Write a note on 1. Periodicity Concept 2. Types of Accounts 3. Branches of Accounting

1. Periodicity Concept :- 

The periodicity concept in accounting, also known as the time period assumption, refers to the practice of dividing an entity’s financial activities into specific time periods, such as months, quarters, or years. This allows businesses to measure performance and financial position consistently over regular intervals.
Key points include:
  1. Financial Reporting: Financial statements are prepared periodically to provide stakeholders with timely information for decision-making.
  2. Revenue and Expense Recognition: Revenue and expenses are recorded in the period they are earned or incurred, aligning with the accrual basis of accounting.
  3. Comparability: Breaking financial data into periods enables comparison of results over time, helping in trend analysis and performance evaluation.
  4. Regulatory Compliance: Periodic reporting is essential to meet legal and regulatory requirements, such as tax filings or shareholder reports.

2. Types of Accounts :- 

In accounting, all transactions are categorized into three main types of accounts to systematically record and classify financial data. These are:
  1. Personal Accounts:
    • Relate to individuals, firms, or organizations.
    • Examples: Customer accounts, supplier accounts, capital accounts.
    • Rule: Debit the receiver, credit the giver.
  2. Real Accounts:
    • Represent assets and possessions, both tangible (e.g., land, machinery) and intangible (e.g., patents, goodwill).
    • Examples: Cash, buildings, inventory.
    • Rule: Debit what comes in, credit what goes out.
  3. Nominal Accounts:
    • Relate to income, expenses, gains, and losses.
    • Examples: Salaries, rent, sales, interest paid.
    • Rule: Debit all expenses and losses, credit all incomes and gains.
These classifications ensure accurate tracking of financial transactions and adherence to accounting principles.
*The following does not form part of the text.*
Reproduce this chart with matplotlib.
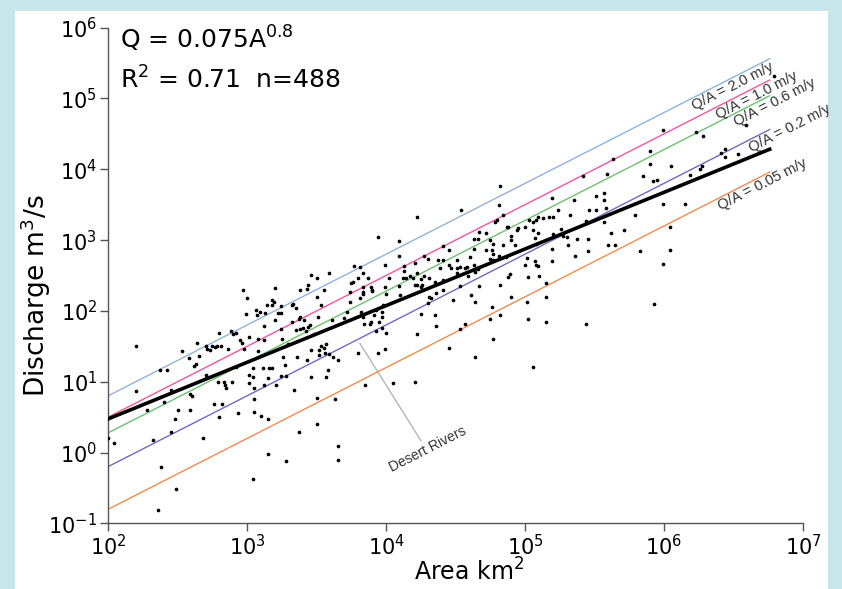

3. Branches of Accounting :- 

Accounting is divided into various branches to address different aspects of financial management and reporting. The main branches include:
  1. Financial Accounting:
    • Focuses on recording, summarizing, and reporting a company’s financial transactions.
    • Produces financial statements such as the balance sheet, income statement, and cash flow statement for external stakeholders.
  2. Management Accounting:
    • Provides financial data and analysis to help management make informed business decisions.
    • Focuses on budgeting, forecasting, and cost analysis.
  3. Cost Accounting:
    • Analyzes and tracks costs involved in production or operations.
    • Helps in cost control, pricing decisions, and efficiency improvements.
  4. Auditing:
    • Involves examining financial records to ensure accuracy and compliance with laws and standards.
    • Can be internal (conducted by in-house auditors) or external (conducted by independent auditors).
  5. Tax Accounting:
    • Deals with preparing and filing tax returns, tax planning, and compliance with tax laws.
    • Ensures proper tax calculations and minimizes tax liabilities.
  6. Forensic Accounting:
    • Focuses on investigating financial fraud, disputes, or irregularities.
    • Combines accounting expertise with investigative skills.
  7. Government Accounting:
    • Manages public funds and ensures transparency in government financial activities.
    • Follows specific rules and guidelines for public sector accounting.
  8. Social Responsibility Accounting:
    • Focuses on reporting the social and environmental impacts of a business.
    • Highlights corporate social responsibility (CSR) initiatives.